Directions for this task
Transcribe the listing verbatim. Do not carry over any pictures.

Provided data
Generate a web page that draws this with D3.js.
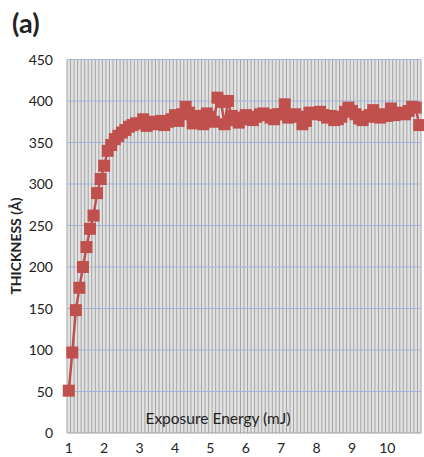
<!DOCTYPE html>
<html>
  <head>
    <meta charset="UTF-8">
    <title>Thickness vs exposure energy</title>
    <script src="https://d3js.org/d3.v7.min.js"></script>
    <style>
      body { margin: 0; background: #fff; }
      text { font-family: Lato, "Open Sans", sans-serif; fill: #222; }
    </style>
  </head>
  <body>
    <svg width="424" height="457"></svg>

    <script>

// exposure energy categories, 1.0 .. 10.9 mJ in 0.1 steps
const energies = d3.range(100).map(i => +(1 + i * 0.1).toFixed(1));

// thickness (Å)
const thickness = [
  51, 97, 148, 175, 200, 224, 246, 262, 289, 306,
  322, 340, 347, 354, 358, 362, 365, 369, 371, 373,
  373, 378, 370, 375, 372, 374, 376, 371, 375, 378,
  383, 376, 384, 393, 386, 373, 378, 382, 372, 385,
  381, 375, 404, 399, 372, 400, 382, 377, 374, 380,
  383, 378, 377, 381, 384, 385, 383, 380, 378, 384,
  384, 396, 380, 382, 384, 381, 372, 376, 386, 385,
  384, 387, 383, 380, 382, 377, 378, 381, 387, 392,
  388, 384, 379, 377, 381, 383, 389, 381, 380, 384,
  382, 391, 383, 385, 386, 384, 388, 393, 392, 371
];

const xTickLabels = ["1", "2", "3", "4", "5", "6", "7", "8", "9", "10"];
const yTicks = [0, 50, 100, 150, 200, 250, 300, 350, 400, 450];

const data = energies.map((e, i) => ({ e: e, t: thickness[i] }));

const svg = d3.select("svg");
const plotL = 67, plotR = 421, plotT = 59.5, plotB = 433;

const x = d3.scaleBand()
  .domain(energies)
  .range([plotL, plotR]);

const y = d3.scaleLinear()
  .domain([0, 450])
  .range([plotB, plotT]);

// plot background
svg.append("rect")
  .attr("x", plotL).attr("y", plotT)
  .attr("width", plotR - plotL).attr("height", plotB - plotT)
  .attr("fill", "#e2e2e2");

// vertical gridlines, one per category boundary
const bounds = energies.map(e => x(e)).concat([plotR]);
svg.append("g")
  .selectAll("line")
  .data(bounds)
  .join("line")
  .attr("x1", d => d).attr("x2", d => d)
  .attr("y1", plotT).attr("y2", plotB)
  .attr("stroke", "#a4a4a4")
  .attr("stroke-width", 1);

// horizontal gridlines
svg.append("g")
  .selectAll("line")
  .data(yTicks.slice(1))
  .join("line")
  .attr("x1", plotL).attr("x2", plotR)
  .attr("y1", d => y(d)).attr("y2", d => y(d))
  .attr("stroke", "#9fb6dc")
  .attr("stroke-width", 1.2);

// axis line
svg.append("line")
  .attr("x1", plotL).attr("x2", plotR)
  .attr("y1", plotB).attr("y2", plotB)
  .attr("stroke", "#a0a0a0");

// y tick labels
svg.append("g")
  .selectAll("text")
  .data(yTicks)
  .join("text")
  .attr("x", 53)
  .attr("y", d => y(d) + 5)
  .attr("text-anchor", "end")
  .attr("font-size", 14)
  .text(d => d);

// x tick labels every 10 categories
svg.append("g")
  .selectAll("text")
  .data(xTickLabels)
  .join("text")
  .attr("x", d => x(+d) + x.bandwidth() / 2)
  .attr("y", 453)
  .attr("text-anchor", "middle")
  .attr("font-size", 14)
  .text(d => d);

// series
const line = d3.line()
  .x(d => x(d.e) + x.bandwidth() / 2)
  .y(d => y(d.t));

svg.append("path")
  .datum(data)
  .attr("fill", "none")
  .attr("stroke", "#c0504d")
  .attr("stroke-width", 2.5)
  .attr("d", line);

const ms = 12;
svg.append("g")
  .selectAll("rect")
  .data(data)
  .join("rect")
  .attr("x", d => x(d.e) + x.bandwidth() / 2 - ms / 2)
  .attr("y", d => y(d.t) - ms / 2)
  .attr("width", ms).attr("height", ms)
  .attr("fill", "#c0504d");

// titles
svg.append("text")
  .attr("x", 218)
  .attr("y", 424)
  .attr("text-anchor", "middle")
  .attr("font-size", 15.5)
  .text("Exposure Energy (mJ)");

svg.append("text")
  .attr("transform", "translate(21,246) rotate(-90)")
  .attr("text-anchor", "middle")
  .attr("font-size", 14)
  .attr("font-weight", "bold")
  .text("THICKNESS (Å)");

svg.append("text")
  .attr("x", 12)
  .attr("y", 33)
  .attr("font-size", 27)
  .attr("font-weight", "bold")
  .text("(a)");

    </script>
  </body>
</html>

Output of the exercise
Generate a web page that draws this with D3.js.
<!DOCTYPE html>
<html>
  <head>
    <meta charset="UTF-8">
    <title>Thickness vs exposure energy</title>
    <script src="https://d3js.org/d3.v7.min.js"></script>
    <style>
      body { margin: 0; background: #fff; }
      text { font-family: Lato, "Open Sans", sans-serif; fill: #222; }
    </style>
  </head>
  <body>
    <svg width="424" height="457"></svg>

    <script>

// exposure energy categories, 1.0 .. 10.9 mJ in 0.1 steps
const energies = d3.range(100).map(i => +(1 + i * 0.1).toFixed(1));

// thickness (Å)
const thickness = [
  51, 97, 148, 175, 200, 224, 246, 262, 289, 306,
  322, 340, 347, 354, 358, 362, 365, 369, 371, 373,
  373, 378, 370, 375, 372, 374, 376, 371, 375, 378,
  383, 376, 384, 393, 386, 373, 378, 382, 372, 385,
  381, 375, 404, 399, 372, 400, 382, 377, 374, 380,
  383, 378, 377, 381, 384, 385, 383, 380, 378, 384,
  384, 396, 380, 382, 384, 381, 372, 376, 386, 385,
  384, 387, 383, 380, 382, 377, 378, 381, 387, 392,
  388, 384, 379, 377, 381, 383, 389, 381, 380, 384,
  382, 391, 383, 385, 386, 384, 388, 393, 392, 371
];

const xTickLabels = ["1", "2", "3", "4", "5", "6", "7", "8", "9", "10"];
const yTicks = [0, 50, 100, 150, 200, 250, 300, 350, 400, 450];

const data = energies.map((e, i) => ({ e: e, t: thickness[i] }));

const svg = d3.select("svg");
const plotL = 67, plotR = 421, plotT = 59.5, plotB = 433;

const x = d3.scaleBand()
  .domain(energies)
  .range([plotL, plotR]);

const y = d3.scaleLinear()
  .domain([0, 450])
  .range([plotB, plotT]);

// plot background
svg.append("rect")
  .attr("x", plotL).attr("y", plotT)
  .attr("width", plotR - plotL).attr("height", plotB - plotT)
  .attr("fill", "#e2e2e2");

// vertical gridlines, one per category boundary
const bounds = energies.map(e => x(e)).concat([plotR]);
svg.append("g")
  .selectAll("line")
  .data(bounds)
  .join("line")
  .attr("x1", d => d).attr("x2", d => d)
  .attr("y1", plotT).attr("y2", plotB)
  .attr("stroke", "#a4a4a4")
  .attr("stroke-width", 1);

// horizontal gridlines
svg.append("g")
  .selectAll("line")
  .data(yTicks.slice(1))
  .join("line")
  .attr("x1", plotL).attr("x2", plotR)
  .attr("y1", d => y(d)).attr("y2", d => y(d))
  .attr("stroke", "#9fb6dc")
  .attr("stroke-width", 1.2);

// axis line
svg.append("line")
  .attr("x1", plotL).attr("x2", plotR)
  .attr("y1", plotB).attr("y2", plotB)
  .attr("stroke", "#a0a0a0");

// y tick labels
svg.append("g")
  .selectAll("text")
  .data(yTicks)
  .join("text")
  .attr("x", 53)
  .attr("y", d => y(d) + 5)
  .attr("text-anchor", "end")
  .attr("font-size", 14)
  .text(d => d);

// x tick labels every 10 categories
svg.append("g")
  .selectAll("text")
  .data(xTickLabels)
  .join("text")
  .attr("x", d => x(+d) + x.bandwidth() / 2)
  .attr("y", 453)
  .attr("text-anchor", "middle")
  .attr("font-size", 14)
  .text(d => d);

// series
const line = d3.line()
  .x(d => x(d.e) + x.bandwidth() / 2)
  .y(d => y(d.t));

svg.append("path")
  .datum(data)
  .attr("fill", "none")
  .attr("stroke", "#c0504d")
  .attr("stroke-width", 2.5)
  .attr("d", line);

const ms = 12;
svg.append("g")
  .selectAll("rect")
  .data(data)
  .join("rect")
  .attr("x", d => x(d.e) + x.bandwidth() / 2 - ms / 2)
  .attr("y", d => y(d.t) - ms / 2)
  .attr("width", ms).attr("height", ms)
  .attr("fill", "#c0504d");

// titles
svg.append("text")
  .attr("x", 218)
  .attr("y", 424)
  .attr("text-anchor", "middle")
  .attr("font-size", 15.5)
  .text("Exposure Energy (mJ)");

svg.append("text")
  .attr("transform", "translate(21,246) rotate(-90)")
  .attr("text-anchor", "middle")
  .attr("font-size", 14)
  .attr("font-weight", "bold")
  .text("THICKNESS (Å)");

svg.append("text")
  .attr("x", 12)
  .attr("y", 33)
  .attr("font-size", 27)
  .attr("font-weight", "bold")
  .text("(a)");

    </script>
  </body>
</html>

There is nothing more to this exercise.